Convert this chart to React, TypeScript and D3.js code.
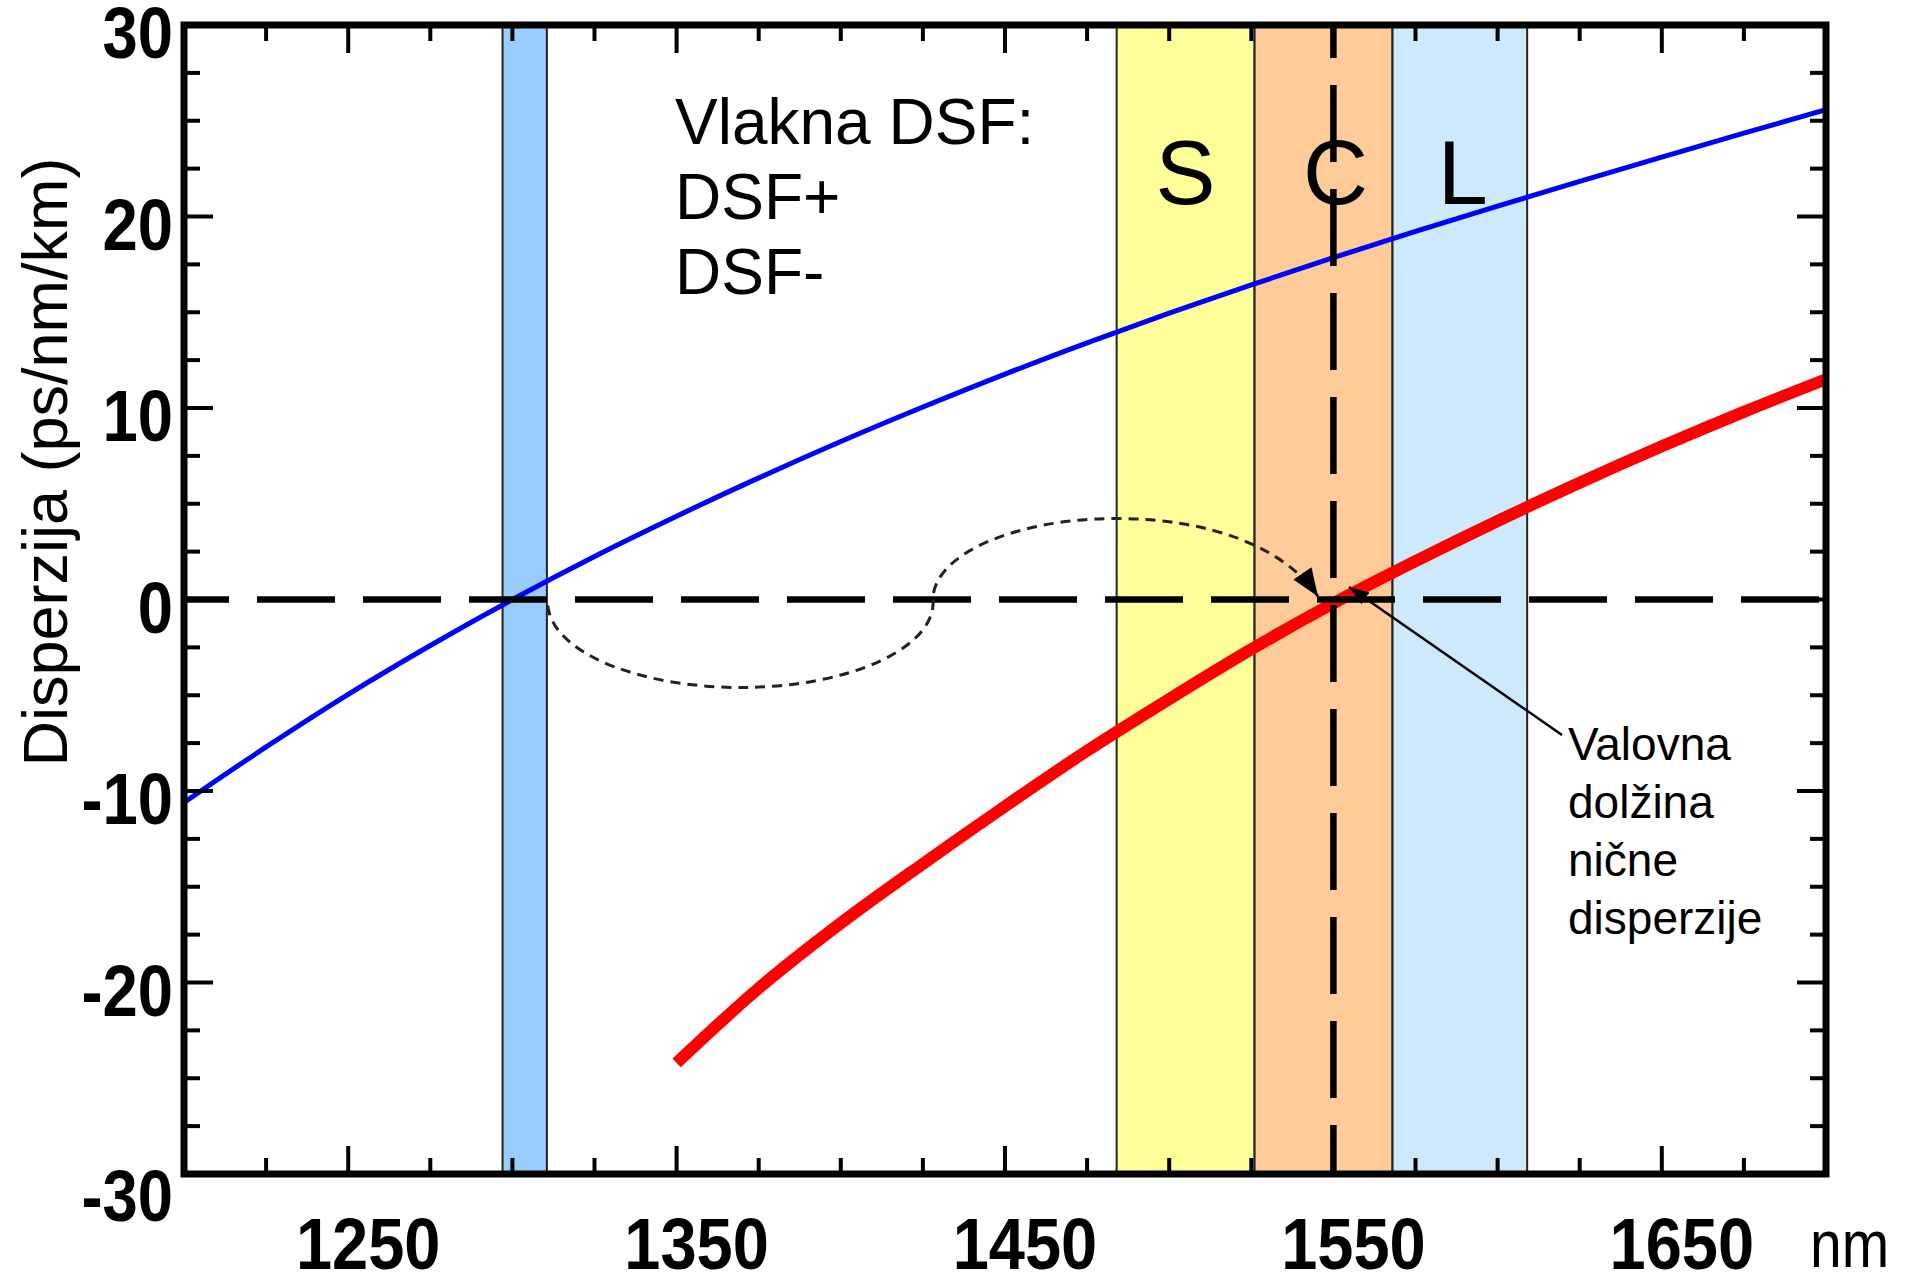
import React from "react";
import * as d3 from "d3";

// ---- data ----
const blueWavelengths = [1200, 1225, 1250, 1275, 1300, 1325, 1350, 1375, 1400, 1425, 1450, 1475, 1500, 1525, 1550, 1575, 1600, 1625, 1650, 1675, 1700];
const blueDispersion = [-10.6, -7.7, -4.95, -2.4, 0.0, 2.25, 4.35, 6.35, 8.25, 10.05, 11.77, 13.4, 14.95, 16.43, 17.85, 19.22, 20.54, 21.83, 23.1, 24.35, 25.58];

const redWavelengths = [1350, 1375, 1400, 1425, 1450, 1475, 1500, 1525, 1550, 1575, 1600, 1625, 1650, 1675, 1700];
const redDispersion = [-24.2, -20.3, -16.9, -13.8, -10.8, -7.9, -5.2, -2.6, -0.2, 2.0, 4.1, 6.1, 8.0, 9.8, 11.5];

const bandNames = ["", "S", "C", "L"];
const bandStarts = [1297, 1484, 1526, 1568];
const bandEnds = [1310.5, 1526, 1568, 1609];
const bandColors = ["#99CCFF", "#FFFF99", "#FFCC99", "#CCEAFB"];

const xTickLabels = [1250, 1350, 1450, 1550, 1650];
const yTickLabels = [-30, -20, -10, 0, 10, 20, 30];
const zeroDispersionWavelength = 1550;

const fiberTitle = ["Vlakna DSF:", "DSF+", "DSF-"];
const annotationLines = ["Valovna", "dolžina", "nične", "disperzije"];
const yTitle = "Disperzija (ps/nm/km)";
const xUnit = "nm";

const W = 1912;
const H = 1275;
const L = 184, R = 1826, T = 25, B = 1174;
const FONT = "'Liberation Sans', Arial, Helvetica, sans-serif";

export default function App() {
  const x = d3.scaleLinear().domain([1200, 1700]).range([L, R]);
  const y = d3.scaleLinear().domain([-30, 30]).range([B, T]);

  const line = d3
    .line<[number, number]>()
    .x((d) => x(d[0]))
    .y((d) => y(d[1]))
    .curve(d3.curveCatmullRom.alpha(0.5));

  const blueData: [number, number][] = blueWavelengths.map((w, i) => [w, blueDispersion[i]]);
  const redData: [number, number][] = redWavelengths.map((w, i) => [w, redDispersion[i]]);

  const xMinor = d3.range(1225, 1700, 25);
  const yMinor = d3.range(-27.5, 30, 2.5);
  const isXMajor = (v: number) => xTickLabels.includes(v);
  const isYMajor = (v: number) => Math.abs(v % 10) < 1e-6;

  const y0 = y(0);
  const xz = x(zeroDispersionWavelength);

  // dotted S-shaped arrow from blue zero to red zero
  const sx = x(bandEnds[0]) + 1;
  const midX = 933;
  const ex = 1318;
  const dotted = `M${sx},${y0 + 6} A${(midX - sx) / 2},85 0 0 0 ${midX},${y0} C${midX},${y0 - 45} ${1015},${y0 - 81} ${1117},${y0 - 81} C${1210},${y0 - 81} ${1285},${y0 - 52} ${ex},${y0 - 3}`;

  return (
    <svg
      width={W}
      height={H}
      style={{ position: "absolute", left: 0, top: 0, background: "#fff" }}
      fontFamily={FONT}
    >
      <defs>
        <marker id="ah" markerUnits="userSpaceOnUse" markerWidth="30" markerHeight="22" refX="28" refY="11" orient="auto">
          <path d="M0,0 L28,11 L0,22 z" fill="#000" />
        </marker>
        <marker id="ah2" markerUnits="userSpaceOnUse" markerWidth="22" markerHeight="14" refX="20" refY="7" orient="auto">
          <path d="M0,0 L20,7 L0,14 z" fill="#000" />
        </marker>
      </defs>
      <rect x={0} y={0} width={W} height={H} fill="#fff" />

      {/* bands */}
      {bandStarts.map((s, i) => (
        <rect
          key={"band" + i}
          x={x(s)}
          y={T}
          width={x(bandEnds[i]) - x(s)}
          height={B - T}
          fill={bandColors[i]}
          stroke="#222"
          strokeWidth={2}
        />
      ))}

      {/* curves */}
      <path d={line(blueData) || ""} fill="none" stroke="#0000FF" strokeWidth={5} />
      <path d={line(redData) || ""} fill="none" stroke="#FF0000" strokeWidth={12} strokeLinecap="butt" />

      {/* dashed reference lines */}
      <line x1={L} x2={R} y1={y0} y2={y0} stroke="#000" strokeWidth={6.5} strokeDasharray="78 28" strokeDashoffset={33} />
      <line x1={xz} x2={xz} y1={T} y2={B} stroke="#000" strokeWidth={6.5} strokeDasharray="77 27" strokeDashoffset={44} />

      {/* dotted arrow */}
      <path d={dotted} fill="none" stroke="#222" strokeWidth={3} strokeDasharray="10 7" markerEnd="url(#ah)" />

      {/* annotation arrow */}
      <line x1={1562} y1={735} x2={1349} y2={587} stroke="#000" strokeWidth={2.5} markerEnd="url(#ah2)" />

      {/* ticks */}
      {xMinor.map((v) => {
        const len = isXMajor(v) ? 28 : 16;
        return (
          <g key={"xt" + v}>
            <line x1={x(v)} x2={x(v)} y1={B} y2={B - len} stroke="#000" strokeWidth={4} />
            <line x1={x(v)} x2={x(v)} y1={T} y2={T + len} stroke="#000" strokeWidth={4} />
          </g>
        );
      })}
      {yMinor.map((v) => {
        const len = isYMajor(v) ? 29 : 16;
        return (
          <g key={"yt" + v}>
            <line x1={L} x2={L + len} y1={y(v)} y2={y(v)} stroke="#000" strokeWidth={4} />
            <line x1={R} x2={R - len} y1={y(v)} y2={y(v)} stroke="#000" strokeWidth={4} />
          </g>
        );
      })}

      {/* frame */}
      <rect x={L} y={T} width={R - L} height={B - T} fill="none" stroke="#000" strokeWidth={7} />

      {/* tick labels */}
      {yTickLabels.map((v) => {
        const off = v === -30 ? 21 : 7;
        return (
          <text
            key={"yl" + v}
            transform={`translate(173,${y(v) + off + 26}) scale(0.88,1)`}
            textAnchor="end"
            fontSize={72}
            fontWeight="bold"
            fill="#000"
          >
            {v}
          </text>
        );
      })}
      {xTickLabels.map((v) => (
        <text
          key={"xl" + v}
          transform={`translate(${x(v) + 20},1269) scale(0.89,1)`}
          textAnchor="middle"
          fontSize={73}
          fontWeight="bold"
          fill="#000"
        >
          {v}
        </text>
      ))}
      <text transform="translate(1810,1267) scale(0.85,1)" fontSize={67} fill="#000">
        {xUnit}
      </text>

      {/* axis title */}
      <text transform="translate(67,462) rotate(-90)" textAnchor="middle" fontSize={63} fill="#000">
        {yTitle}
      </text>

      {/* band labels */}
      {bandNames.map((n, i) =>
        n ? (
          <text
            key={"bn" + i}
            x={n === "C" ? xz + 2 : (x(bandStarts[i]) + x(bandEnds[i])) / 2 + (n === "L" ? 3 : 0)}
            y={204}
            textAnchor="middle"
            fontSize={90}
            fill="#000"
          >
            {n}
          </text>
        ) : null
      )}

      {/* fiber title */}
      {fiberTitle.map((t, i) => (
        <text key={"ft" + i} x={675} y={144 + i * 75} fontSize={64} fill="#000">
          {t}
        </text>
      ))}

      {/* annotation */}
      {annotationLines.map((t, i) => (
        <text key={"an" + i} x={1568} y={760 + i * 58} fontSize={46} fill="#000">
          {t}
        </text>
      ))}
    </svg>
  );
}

## Problem requirements
Repeat the material above in full and unchanged, minus its images.

## Full solution
Convert this chart to React, TypeScript and D3.js code.
import React from "react";
import * as d3 from "d3";

// ---- data ----
const blueWavelengths = [1200, 1225, 1250, 1275, 1300, 1325, 1350, 1375, 1400, 1425, 1450, 1475, 1500, 1525, 1550, 1575, 1600, 1625, 1650, 1675, 1700];
const blueDispersion = [-10.6, -7.7, -4.95, -2.4, 0.0, 2.25, 4.35, 6.35, 8.25, 10.05, 11.77, 13.4, 14.95, 16.43, 17.85, 19.22, 20.54, 21.83, 23.1, 24.35, 25.58];

const redWavelengths = [1350, 1375, 1400, 1425, 1450, 1475, 1500, 1525, 1550, 1575, 1600, 1625, 1650, 1675, 1700];
const redDispersion = [-24.2, -20.3, -16.9, -13.8, -10.8, -7.9, -5.2, -2.6, -0.2, 2.0, 4.1, 6.1, 8.0, 9.8, 11.5];

const bandNames = ["", "S", "C", "L"];
const bandStarts = [1297, 1484, 1526, 1568];
const bandEnds = [1310.5, 1526, 1568, 1609];
const bandColors = ["#99CCFF", "#FFFF99", "#FFCC99", "#CCEAFB"];

const xTickLabels = [1250, 1350, 1450, 1550, 1650];
const yTickLabels = [-30, -20, -10, 0, 10, 20, 30];
const zeroDispersionWavelength = 1550;

const fiberTitle = ["Vlakna DSF:", "DSF+", "DSF-"];
const annotationLines = ["Valovna", "dolžina", "nične", "disperzije"];
const yTitle = "Disperzija (ps/nm/km)";
const xUnit = "nm";

const W = 1912;
const H = 1275;
const L = 184, R = 1826, T = 25, B = 1174;
const FONT = "'Liberation Sans', Arial, Helvetica, sans-serif";

export default function App() {
  const x = d3.scaleLinear().domain([1200, 1700]).range([L, R]);
  const y = d3.scaleLinear().domain([-30, 30]).range([B, T]);

  const line = d3
    .line<[number, number]>()
    .x((d) => x(d[0]))
    .y((d) => y(d[1]))
    .curve(d3.curveCatmullRom.alpha(0.5));

  const blueData: [number, number][] = blueWavelengths.map((w, i) => [w, blueDispersion[i]]);
  const redData: [number, number][] = redWavelengths.map((w, i) => [w, redDispersion[i]]);

  const xMinor = d3.range(1225, 1700, 25);
  const yMinor = d3.range(-27.5, 30, 2.5);
  const isXMajor = (v: number) => xTickLabels.includes(v);
  const isYMajor = (v: number) => Math.abs(v % 10) < 1e-6;

  const y0 = y(0);
  const xz = x(zeroDispersionWavelength);

  // dotted S-shaped arrow from blue zero to red zero
  const sx = x(bandEnds[0]) + 1;
  const midX = 933;
  const ex = 1318;
  const dotted = `M${sx},${y0 + 6} A${(midX - sx) / 2},85 0 0 0 ${midX},${y0} C${midX},${y0 - 45} ${1015},${y0 - 81} ${1117},${y0 - 81} C${1210},${y0 - 81} ${1285},${y0 - 52} ${ex},${y0 - 3}`;

  return (
    <svg
      width={W}
      height={H}
      style={{ position: "absolute", left: 0, top: 0, background: "#fff" }}
      fontFamily={FONT}
    >
      <defs>
        <marker id="ah" markerUnits="userSpaceOnUse" markerWidth="30" markerHeight="22" refX="28" refY="11" orient="auto">
          <path d="M0,0 L28,11 L0,22 z" fill="#000" />
        </marker>
        <marker id="ah2" markerUnits="userSpaceOnUse" markerWidth="22" markerHeight="14" refX="20" refY="7" orient="auto">
          <path d="M0,0 L20,7 L0,14 z" fill="#000" />
        </marker>
      </defs>
      <rect x={0} y={0} width={W} height={H} fill="#fff" />

      {/* bands */}
      {bandStarts.map((s, i) => (
        <rect
          key={"band" + i}
          x={x(s)}
          y={T}
          width={x(bandEnds[i]) - x(s)}
          height={B - T}
          fill={bandColors[i]}
          stroke="#222"
          strokeWidth={2}
        />
      ))}

      {/* curves */}
      <path d={line(blueData) || ""} fill="none" stroke="#0000FF" strokeWidth={5} />
      <path d={line(redData) || ""} fill="none" stroke="#FF0000" strokeWidth={12} strokeLinecap="butt" />

      {/* dashed reference lines */}
      <line x1={L} x2={R} y1={y0} y2={y0} stroke="#000" strokeWidth={6.5} strokeDasharray="78 28" strokeDashoffset={33} />
      <line x1={xz} x2={xz} y1={T} y2={B} stroke="#000" strokeWidth={6.5} strokeDasharray="77 27" strokeDashoffset={44} />

      {/* dotted arrow */}
      <path d={dotted} fill="none" stroke="#222" strokeWidth={3} strokeDasharray="10 7" markerEnd="url(#ah)" />

      {/* annotation arrow */}
      <line x1={1562} y1={735} x2={1349} y2={587} stroke="#000" strokeWidth={2.5} markerEnd="url(#ah2)" />

      {/* ticks */}
      {xMinor.map((v) => {
        const len = isXMajor(v) ? 28 : 16;
        return (
          <g key={"xt" + v}>
            <line x1={x(v)} x2={x(v)} y1={B} y2={B - len} stroke="#000" strokeWidth={4} />
            <line x1={x(v)} x2={x(v)} y1={T} y2={T + len} stroke="#000" strokeWidth={4} />
          </g>
        );
      })}
      {yMinor.map((v) => {
        const len = isYMajor(v) ? 29 : 16;
        return (
          <g key={"yt" + v}>
            <line x1={L} x2={L + len} y1={y(v)} y2={y(v)} stroke="#000" strokeWidth={4} />
            <line x1={R} x2={R - len} y1={y(v)} y2={y(v)} stroke="#000" strokeWidth={4} />
          </g>
        );
      })}

      {/* frame */}
      <rect x={L} y={T} width={R - L} height={B - T} fill="none" stroke="#000" strokeWidth={7} />

      {/* tick labels */}
      {yTickLabels.map((v) => {
        const off = v === -30 ? 21 : 7;
        return (
          <text
            key={"yl" + v}
            transform={`translate(173,${y(v) + off + 26}) scale(0.88,1)`}
            textAnchor="end"
            fontSize={72}
            fontWeight="bold"
            fill="#000"
          >
            {v}
          </text>
        );
      })}
      {xTickLabels.map((v) => (
        <text
          key={"xl" + v}
          transform={`translate(${x(v) + 20},1269) scale(0.89,1)`}
          textAnchor="middle"
          fontSize={73}
          fontWeight="bold"
          fill="#000"
        >
          {v}
        </text>
      ))}
      <text transform="translate(1810,1267) scale(0.85,1)" fontSize={67} fill="#000">
        {xUnit}
      </text>

      {/* axis title */}
      <text transform="translate(67,462) rotate(-90)" textAnchor="middle" fontSize={63} fill="#000">
        {yTitle}
      </text>

      {/* band labels */}
      {bandNames.map((n, i) =>
        n ? (
          <text
            key={"bn" + i}
            x={n === "C" ? xz + 2 : (x(bandStarts[i]) + x(bandEnds[i])) / 2 + (n === "L" ? 3 : 0)}
            y={204}
            textAnchor="middle"
            fontSize={90}
            fill="#000"
          >
            {n}
          </text>
        ) : null
      )}

      {/* fiber title */}
      {fiberTitle.map((t, i) => (
        <text key={"ft" + i} x={675} y={144 + i * 75} fontSize={64} fill="#000">
          {t}
        </text>
      ))}

      {/* annotation */}
      {annotationLines.map((t, i) => (
        <text key={"an" + i} x={1568} y={760 + i * 58} fontSize={46} fill="#000">
          {t}
        </text>
      ))}
    </svg>
  );
}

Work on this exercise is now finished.